The U.S. unemployment rate rose slightly in August and the net gain in jobs was lower than economists predicted.
Friday’s report from the Labor Department says the jobless rate rose one — tenth of one percent to 4.4 percent. While that is an increase, it is still close to a 16 — year low.
Across the economy, there was a net gain of 156,000 jobs — tens of thousands fewer than the prior month.
Wages continued to grow at a 2.5 percent annual rate. PNC Bank chief economist Gus Faucher says “soft” wage growth is a persistent problem, but predicts a tight labor market may soon prompt employers to offer higher pay.
Economic analyst Mark Hamrick of Bankrate.com says the lack of wage growth when unemployment is low is causing “a lot of head — scratching” ((is very puzzling)) for economists.
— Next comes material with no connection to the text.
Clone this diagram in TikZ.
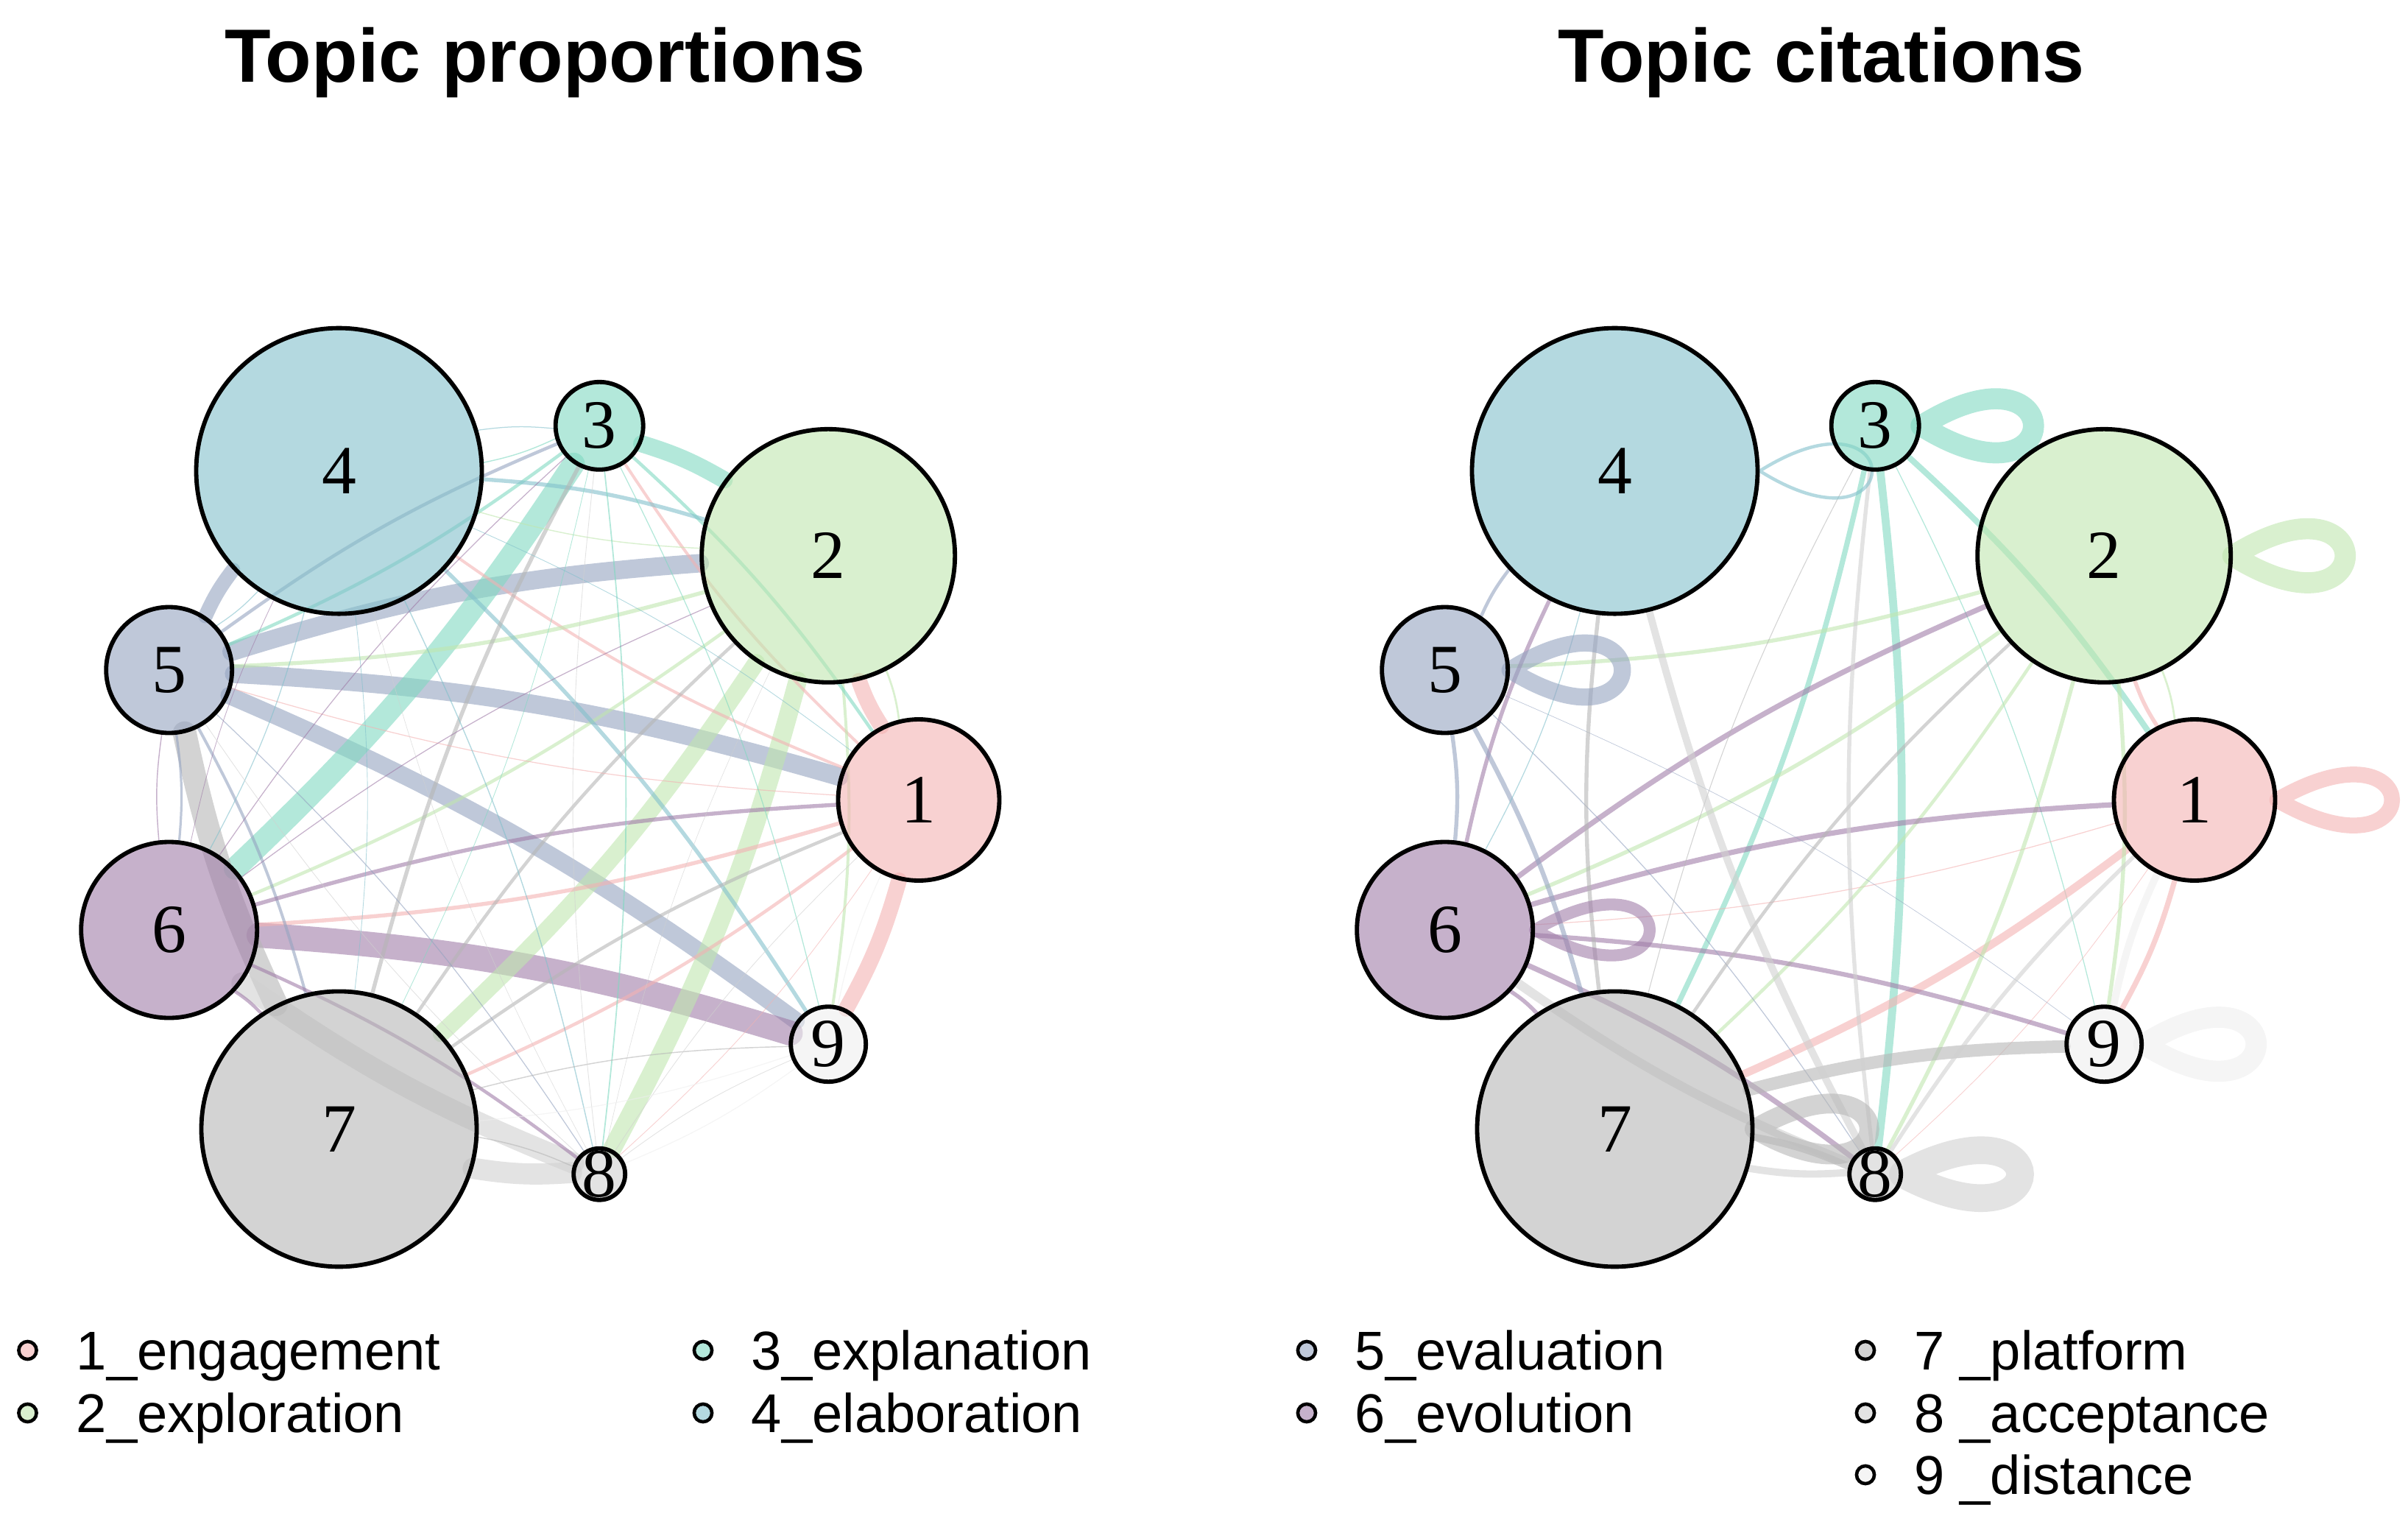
\documentclass[tikz,border=0pt]{standalone}
\usepackage{fontspec}
\setmainfont{Liberation Serif}
\setsansfont{Liberation Sans}
\usetikzlibrary{backgrounds}
\definecolor{c1}{RGB}{243,178,178}
\definecolor{c2}{RGB}{192,230,175}
\definecolor{c3}{RGB}{128,217,193}
\definecolor{c4}{RGB}{130,192,203}
\definecolor{c5}{RGB}{148,163,192}
\definecolor{c6}{RGB}{160,125,168}
\definecolor{c7}{RGB}{182,182,182}
\definecolor{c8}{RGB}{208,208,208}
\definecolor{c9}{RGB}{238,238,238}
\newcommand\tpE[4]{\draw[ed=c#2,lw=#4] (#1#2) to[bend left=6.5] (#1#3);}
\newcommand\tpL[4]{\draw[ed=c#2,lw=#3] (#1#2.east) .. controls +(#4:240) and +(-#4:240) .. (#1#2.east);}
\begin{document}
\begin{tikzpicture}[x=0.24pt,y=-0.24pt,
  nd/.style={circle, draw=black, line width=1.4pt, fill=#1, fill opacity=0.6, draw opacity=1, text opacity=1, inner sep=0pt, font=\fontsize{22.5}{22.5}\selectfont},
  rr/.style={minimum size=#1*0.48pt},
  ed/.style={draw=#1, draw opacity=0.6, line cap=round},
  lw/.style={line width=#1*0.43pt},
  ttl/.style={font=\sffamily\bfseries\fontsize{24.6}{24.6}\selectfont, inner sep=0pt, anchor=base},
  lgm/.style={circle, draw=black, line width=1.1pt, fill=#1, fill opacity=0.6, draw opacity=1, inner sep=0pt, minimum size=5.8pt},
  lgt/.style={font=\sffamily\fontsize{17.8}{17.8}\selectfont, inner sep=0pt, anchor=base west}]
\useasboundingbox (0,0) rectangle (3271,2078);
% titles
\node[ttl] (tl) at (740.5,111) {Topic proportions};
\node[ttl] (tr) at (2474,111) {Topic citations};
% left nodes
\node[nd=c1, rr=109.5] (l1) at (1248,1086.5) {\makebox[0pt]{1}};
\node[nd=c2, rr=172] (l2) at (1125.2,754.8) {\makebox[0pt]{2}};
\node[nd=c3, rr=59.5] (l3) at (814.2,578.3) {\makebox[0pt]{3}};
\node[nd=c4, rr=194] (l4) at (460.5,639.6) {\makebox[0pt]{4}};
\node[nd=c5, rr=85.5] (l5) at (229.7,910) {\makebox[0pt]{5}};
\node[nd=c6, rr=119.5] (l6) at (229.7,1263) {\makebox[0pt]{6}};
\node[nd=c7, rr=187] (l7) at (460.5,1533.4) {\makebox[0pt]{7}};
\node[nd=c8, rr=35] (l8) at (814.2,1594.7) {\makebox[0pt]{8}};
\node[nd=c9, rr=51] (l9) at (1125.2,1418.2) {\makebox[0pt]{9}};
% right nodes
\node[nd=c1, rr=109.5] (r1) at (2981,1086.5) {\makebox[0pt]{1}};
\node[nd=c2, rr=172] (r2) at (2858.2,754.8) {\makebox[0pt]{2}};
\node[nd=c3, rr=59.5] (r3) at (2547.2,578.3) {\makebox[0pt]{3}};
\node[nd=c4, rr=194] (r4) at (2193.5,639.6) {\makebox[0pt]{4}};
\node[nd=c5, rr=85.5] (r5) at (1962.7,910) {\makebox[0pt]{5}};
\node[nd=c6, rr=119.5] (r6) at (1962.7,1263) {\makebox[0pt]{6}};
\node[nd=c7, rr=187] (r7) at (2193.5,1533.4) {\makebox[0pt]{7}};
\node[nd=c8, rr=35] (r8) at (2547.2,1594.7) {\makebox[0pt]{8}};
\node[nd=c9, rr=51] (r9) at (2858.2,1418.2) {\makebox[0pt]{9}};
\begin{scope}[on background layer]
% left panel edges
\tpE{l}{5}{2}{14}
\tpE{l}{5}{1}{14}
\tpE{l}{5}{9}{13}
\tpE{l}{5}{4}{11}
\tpE{l}{3}{6}{17}
\tpE{l}{3}{2}{13}
\tpE{l}{6}{9}{19}
\tpE{l}{7}{5}{18}
\tpE{l}{8}{6}{16}
\tpE{l}{8}{7}{16}
\tpE{l}{2}{8}{14}
\tpE{l}{2}{7}{13}
\tpE{l}{1}{9}{12}
\tpE{l}{1}{2}{12}
\tpE{l}{1}{6}{3}
\tpE{l}{1}{7}{2.5}
\tpE{l}{1}{3}{2.2}
\tpE{l}{1}{4}{2.2}
\tpE{l}{2}{5}{3}
\tpE{l}{2}{6}{2.5}
\tpE{l}{2}{9}{2.2}
\tpE{l}{3}{1}{2.5}
\tpE{l}{3}{5}{2.5}
\tpE{l}{4}{9}{3}
\tpE{l}{4}{2}{3}
\tpE{l}{5}{3}{2.5}
\tpE{l}{5}{7}{2.2}
\tpE{l}{5}{6}{1.8}
\tpE{l}{6}{1}{3}
\tpE{l}{6}{8}{2.5}
\tpE{l}{6}{7}{2.5}
\tpE{l}{7}{3}{3}
\tpE{l}{7}{1}{2.5}
\tpE{l}{7}{2}{2.5}
\tpE{l}{1}{5}{0.7}
\tpE{l}{1}{8}{0.5}
\tpE{l}{2}{1}{1.5}
\tpE{l}{2}{4}{0.8}
\tpE{l}{3}{4}{0.8}
\tpE{l}{3}{8}{1}
\tpE{l}{3}{9}{0.7}
\tpE{l}{3}{7}{0.5}
\tpE{l}{4}{5}{0.7}
\tpE{l}{4}{3}{0.7}
\tpE{l}{4}{8}{0.8}
\tpE{l}{4}{6}{0.7}
\tpE{l}{4}{1}{0.5}
\tpE{l}{4}{7}{0.5}
\tpE{l}{5}{8}{0.7}
\tpE{l}{6}{5}{0.8}
\tpE{l}{6}{2}{0.7}
\tpE{l}{6}{3}{0.7}
\tpE{l}{6}{4}{0.5}
\tpE{l}{7}{8}{0.8}
\tpE{l}{7}{9}{0.8}
\tpE{l}{8}{1}{0.5}
\tpE{l}{8}{2}{0.4}
\tpE{l}{8}{3}{0.5}
\tpE{l}{8}{9}{0.5}
\tpE{l}{8}{5}{0.5}
\tpE{l}{8}{4}{0.4}
\tpE{l}{9}{1}{0.7}
\tpE{l}{9}{7}{0.7}
\tpE{l}{9}{8}{0.7}
% right panel edges
\tpE{r}{3}{1}{4.5}
\tpE{r}{3}{8}{6}
\tpE{r}{3}{7}{4}
\tpE{r}{3}{9}{0.7}
\tpE{r}{1}{2}{3}
\tpE{r}{1}{9}{4}
\tpE{r}{1}{7}{6}
\tpE{r}{1}{6}{0.7}
\tpE{r}{1}{8}{0.5}
\tpE{r}{2}{1}{1.5}
\tpE{r}{2}{5}{3}
\tpE{r}{2}{6}{3}
\tpE{r}{2}{7}{2.5}
\tpE{r}{2}{8}{3}
\tpE{r}{2}{9}{3}
\tpE{r}{6}{1}{4}
\tpE{r}{6}{2}{4}
\tpE{r}{6}{9}{3.5}
\tpE{r}{6}{8}{4}
\tpE{r}{6}{7}{3}
\tpE{r}{6}{4}{3}
\tpE{r}{5}{4}{2.5}
\tpE{r}{5}{6}{3}
\tpE{r}{5}{7}{3.5}
\tpE{r}{5}{8}{0.7}
\tpE{r}{5}{9}{0.4}
\tpE{r}{4}{6}{0.7}
\tpE{r}{7}{4}{3}
\tpE{r}{7}{9}{9.5}
\tpE{r}{7}{8}{5.5}
\tpE{r}{7}{2}{2.5}
\tpE{r}{7}{3}{0.6}
\tpE{r}{8}{4}{5.5}
\tpE{r}{8}{3}{3}
\tpE{r}{8}{6}{7}
\tpE{r}{8}{7}{5.5}
\tpE{r}{8}{1}{3}
\tpE{r}{9}{1}{5.5}
% self loops
\tpL{r}{1}{12}{30}
\tpL{r}{2}{16}{32}
\tpL{r}{3}{16}{32}
\tpL{r}{4}{2.5}{32}
\tpL{r}{5}{13}{32}
\tpL{r}{6}{9}{30}
\tpL{r}{7}{15}{30}
\tpL{r}{8}{21}{28}
\tpL{r}{9}{16}{32}
\end{scope}
% legend
\node[lgm=c1] (m1) at (37.5,1834) {};
\node[lgt] (g1) at (103,1860) {1\_engagement};
\node[lgm=c2] (m2) at (37.5,1919) {};
\node[lgt] (g2) at (103,1945) {2\_exploration};
\node[lgm=c3] (m3) at (955,1834) {};
\node[lgt] (g3) at (1020,1860) {3\_explanation};
\node[lgm=c4] (m4) at (955,1919) {};
\node[lgt] (g4) at (1020,1945) {4\_elaboration};
\node[lgm=c5] (m5) at (1775,1834) {};
\node[lgt] (g5) at (1840,1860) {5\_evaluation};
\node[lgm=c6] (m6) at (1775,1919) {};
\node[lgt] (g6) at (1840,1945) {6\_evolution};
\node[lgm=c7] (m7) at (2534,1834) {};
\node[lgt] (g7) at (2600,1860) {7 \_platform};
\node[lgm=c8] (m8) at (2534,1919) {};
\node[lgt] (g8) at (2600,1945) {8 \_acceptance};
\node[lgm=c9] (m9) at (2534,2003) {};
\node[lgt] (g9) at (2600,2029) {9 \_distance};
\end{tikzpicture}
\end{document}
He says part of the problem is that weak growth in productivity is hurting wage growth.Hamrick adds that a flood of retirements of the baby boomer generation means younger workers, who tend to have lower wages, are taking over.
Government economists who monitor unemployment say Hurricane Harvey had “no discernable effect” on these jobless figures because the data was collected before the storm struck. Faucher says the next jobless report may show substantially weaker growth because of Harvey, but that the impact will be temporary as people are hired for reconstruction efforts.
The report says 7.1 million Americans are out of work, and another 5.3 million who want full — time jobs stuck with part — time work. There were job gains in manufacturing, construction, professional services, and health care.
A separate survey by the University of Michigan shows more than half of consumers say their personal financial situation has improved over the past few months. That is the best showing in about 17 years. Economists watch consumer attitudes closely because consumers who feel financially secure are more likely to make major purchases like cars or homes. Consumer demand drives most U.S. economic activity.